To illustrate my point, consider the figures below. The question I considered is how far the Fed is from transitioning from the figure on the left below to the one on the right. Note, that there are two ways to make this move. First, the supply of reserves (red line) can shift back until it hits the slopping part of the reserve demand curve. Second, the demand for reserves (blue line) can shift out until the slopping part of the demand hits the reserve supply schedule. Or, there can be some combination of both developments. In either case, reserves become relatively scarce, unsecured interbank lending revives, and reserves once again will bear an opportunity costs.
On the supply side, there has been a reduction in reserves going on since August 2014. Initially, the decline was largely due to the the growth of the Treasury General Account (TGA) and overnight reverse repos displacing reserves. Since October 2017 it also been the result of the Fed decreasing reinvestment of principal payments on its asset holdings. Collectively, these actions have led to a decline of about $1 trillion dollars in reserves over the past four years. Reserves are now just over $1.7 trillion. This can be seen in the figure below:
On the demand side, there have been new regulations and apparently a general rise in risk aversion that has led to a higher demand for reserves than existed before 2008. The main regulatory development is the liquidity coverage ratio (LCR) which requires banks to hold enough liquid assets to cover 30 days of withdrawals. The LCR treats bank reserves and treasuries as the top “high quality liquid assets” (HQLA) in meeting this requirement.

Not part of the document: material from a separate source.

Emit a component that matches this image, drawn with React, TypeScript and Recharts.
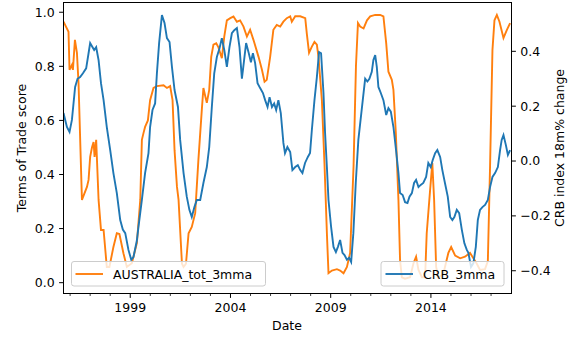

This reversal in relationship should mean, all else equal, that that banks will be indifferent between holding bank reserves and treasury bills. However, the most recent Senior Financial Officer Survey indicates that even in this “constellation” of interest rates banks still want to hold a lot of reserves relative to the pre-crisis levels. Specifically, the banks indicate they would want to hold $617 billion in reserve balances. Now the survey only covers banks that currently hold two-thirds of bank reserves. Consequently, extrapolating this number out another third puts the total desired reserve balances at $927 billion. This implies a large rightward shift of the reserve demand curve compared to pre-crisis demand for reserves.
Put differently, the Fed could be back in a corridor system as early as 2020 if it were to put its balance sheet reduction on autopilot. Note that balance sheet would be permanently larger–even after accounting for currency or NGDP growth–at a size near $3 trillion.
The big takeaway, for me, is that the Fed may not be that too far away from a corridor system that maintains a moderately-sized balance sheet (owing to the residual demand for bank reserves). For reasons outlined in my previous post, however, I would prefer a return to a corridor system with fewer reserves and the Senior Financial Officer Survey suggests this outcome is possible.
P.S. Bill Nelson of the Bank Policy Institute had some really interesting comments at the event.